Submit to this Journal Review for this Journal Propose a Special Issue

Article Menu

Share Help Cite Discuss in SciProfiles

Open AccessArticle

Peer-Review Record

Augmented Latent Features of Deep Neural Network-Based Automatic Speech Recognition for Motor-Driven Robots

Appl. Sci. 2020, 10(13), 4602; https://doi.org/10.3390/app10134602

by Moa Lee and Joon-Hyuk Chang^*

Reviewer 1: Anonymous

Reviewer 2: Anonymous

Appl. Sci. 2020, 10(13), 4602; https://doi.org/10.3390/app10134602

Submission received: 12 May 2020 / Revised: 29 June 2020 / Accepted: 30 June 2020 / Published: 2 July 2020

(This article belongs to the Special Issue Intelligent Speech and Acoustic Signal Processing)

Round 1

Reviewer 1 Report

I thank the Authors for having addressed my comments. The paper is more clear now. However, I believe that the paper presents some major flaws that prevent it from being acceptable for publication:

the ASR baseline on librispeech is a bit weak. Today, the best systems achieve 2% WER. I do not expect to see those ASR back-ends, but I believe that something better than 6.65% would be necessary to understand the actual benefit of the proposed method.
it is not clear how the speech enhancement is trained (using the 100h of contaminated speech?) and how the following ASR is trained (on the noisy speech? On the enhanced noisy speech?). Is there a model for each SNR?
What is the performance of the speech enhancement component?
The differences in Table 3 are very marginal. Basically the 15dB case is equivalent to the clean one. The fluctuations between the 3 baseline and the DNN_senone seem more related to experimental noise. How many models are trained for each experiment?(i.e. what is the variance?). The 20.52 WER in DNN_senone at 15dB is a bit suspect as the 15dB is very close to the clean case and I do not see a similar major gain in the other cases.
Figure 5 reports errors between 8.5% and 8.7% WER. I do not see these numbers in none of the tables. Plus, there should be a discussion on the results (although differences look like experimental fluctuations).

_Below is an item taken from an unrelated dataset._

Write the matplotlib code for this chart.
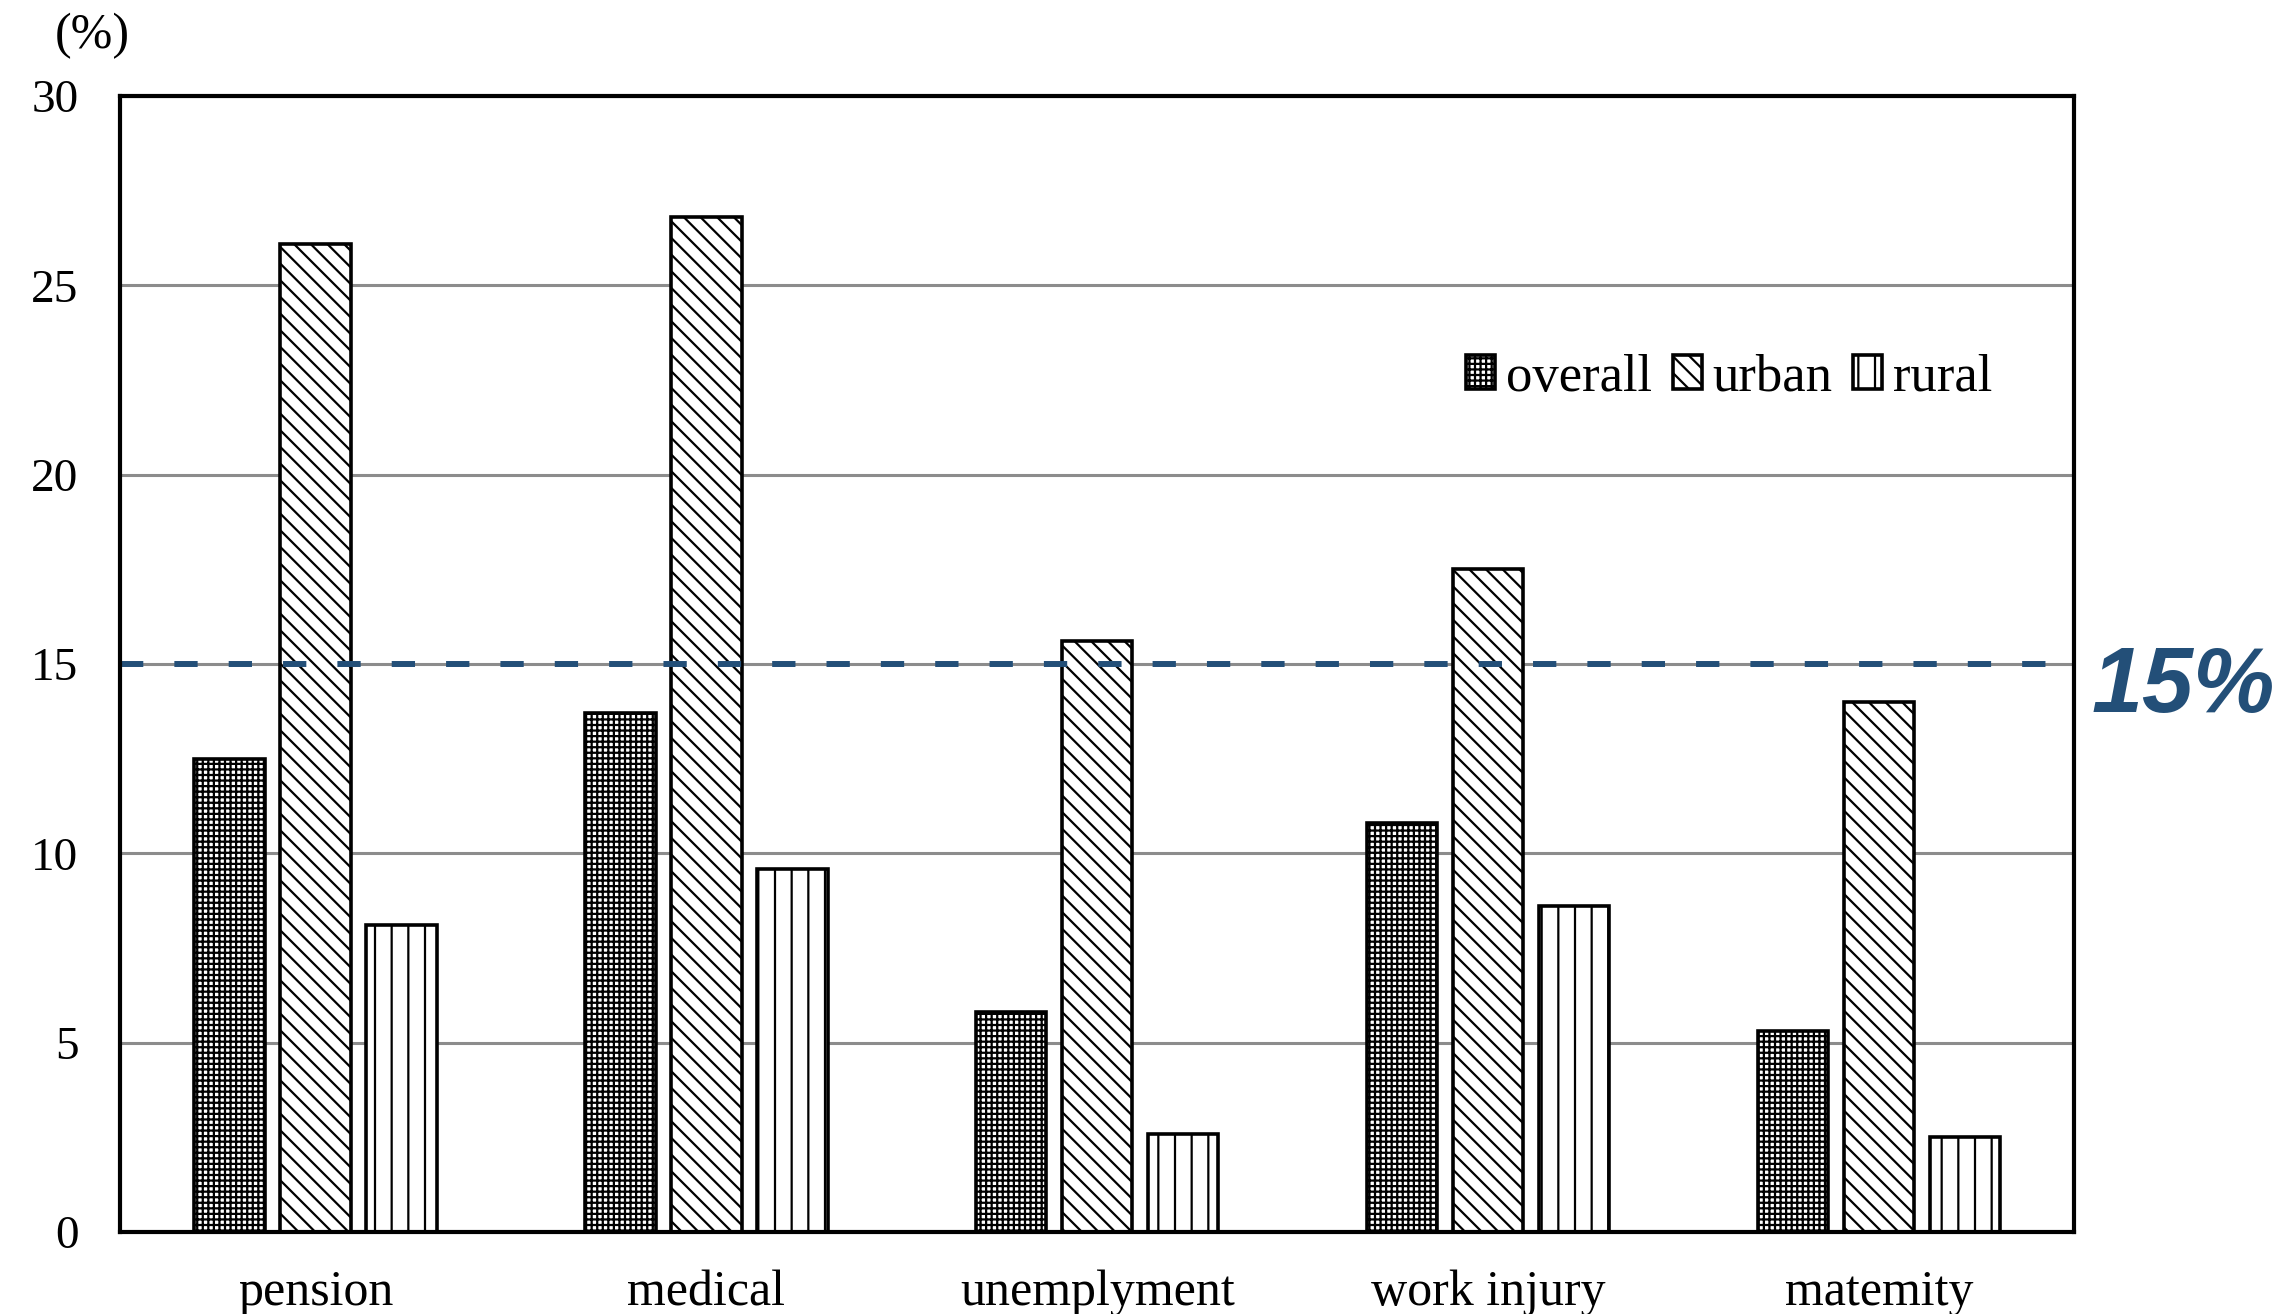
import numpy as np
import matplotlib
matplotlib.use("Agg")
import matplotlib.pyplot as plt

categories = ["pension", "medical", "unemplyment", "work injury", "matemity"]
overall = [12.5, 13.7, 5.8, 10.8, 5.3]
urban = [26.1, 26.8, 15.6, 17.5, 14.0]
rural = [8.1, 9.6, 2.6, 8.6, 2.5]
threshold = 15

plt.rcParams["font.family"] = ["Liberation Serif", "DejaVu Serif"]
plt.rcParams["hatch.linewidth"] = 1.6

fig = plt.figure(figsize=(22.87, 13.14), dpi=100)
ax = fig.add_axes([0.0525, 0.0624, 0.8545, 0.8645])

x = np.arange(len(categories))
w = 0.18
step = 0.22
series = [("overall", overall, "+++"), ("urban", urban, "\\\\"), ("rural", rural, "|")]
for i, (name, vals, hatch) in enumerate(series):
    ax.bar(x + (i - 1) * step, vals, w, facecolor="white", edgecolor="black",
           linewidth=2.6, hatch=hatch, label=name, zorder=3)

ax.axhline(threshold, color="#234f78", lw=4.3, linestyle=(0, (3.9, 5.2)), zorder=4)

ax.set_xlim(-0.5, len(categories) - 0.5)
ax.set_ylim(0, 30)
ax.set_yticks(range(0, 31, 5))
ax.set_xticks(x)
ax.set_xticklabels(categories)
ax.yaxis.grid(True, color="#8c8c8c", lw=2.2, zorder=0)
ax.set_axisbelow(True)
ax.tick_params(axis="y", length=0, pad=30, labelsize=34)
ax.tick_params(axis="x", length=0, pad=27, labelsize=36)
for s in ax.spines.values():
    s.set_linewidth(3)
    s.set_zorder(5)

ax.legend(loc="center right", bbox_to_anchor=(0.958, 0.752), ncol=3, frameon=False,
          fontsize=38, handlelength=0.55, handleheight=0.62, handletextpad=0.2,
          columnspacing=0.4, borderpad=0, borderaxespad=0)

fig.text(0.0405, 0.9726, "(%)", ha="center", va="center", fontsize=36)
fig.text(0.9546, 0.4581, "15%", ha="center", va="baseline", fontsize=66,
         fontweight="bold", fontstyle="italic", color="#234f78",
         family=["Liberation Sans", "DejaVu Sans"])

fig.savefig("out.png", dpi=100)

Table 4 is actually in line with what one would expect (i.e. no differences at 15dB, improvement of the proposed method at 5dB). Also the ranking is what one would expect and it is consistent across all cases. Unfortunately the results of the other table and the results on TIMIT are not. This discrepancy leaves the reader with some doubts whether experiments are significant or not.

Finally, I believe that it should be discussed why 5dB of fan noise do not impact the WER as 5dB of motor and fan noise (unless it is 5dB of each noise).

I do not believe that the paper should be rejected for the issues listed above because I think that they can be fixed (maybe excluding point n.1).

Therefore I am recommending a major revision.

Author Response

Please see the attachment.

Author Response File: Author Response.pdf

Reviewer 2 Report

In this paper, the authors proposed a new method to encode information about the motor-state in a humanoid robot. They showed through the experimental analysis that incorporating this information into the ASR process can improve the robustness of the system. It is a very interesting research topic that has very practical implications too. Here are my comments which I hope might help improve the paper.

Major comments:

Since the microphone in a humanoid robot is close to the movement parts with respect to speakers communicating with the robot, the ego-noise is captured with strong power and the SNR of the captured speech signal is very low. Authors should discuss how realistic the selected SNRs (5 dB and 15 dB) are. If these values are far from those in real situations, they should probably provide the analysis for those missing SNR values (e.g. 0 dB or lower SNR values).
Please discuss about the complexity of the proposed system since one of the authors' concerns was the suitability of the method for embedded systems.
The results are not clearly reported and there are some ambiguities. Please clarify the following things in the text:
- The "clean" and "other" in tables 3 and 4.
- The numbers in the first column in these two tables.
- Why have the authors only reported those numbers for the first baseline system?
- The "average" used in tables 3 and 4 to avoid confusion.

Minor comments:

In page 7, line 198, "prliminary" should read "preliminary".
In page 8, line 207, "represents" should read "represent".
Please follow the journal guidelines for numbering and use a consistent numbering style throughout the text for the tables and sections. They are Greek numbers when you refer to them in the text.

Author Response

Please see the attachment.

Author Response File: Author Response.pdf

Round 2

Reviewer 1 Report

I thank the authors for having replied to most of my comments.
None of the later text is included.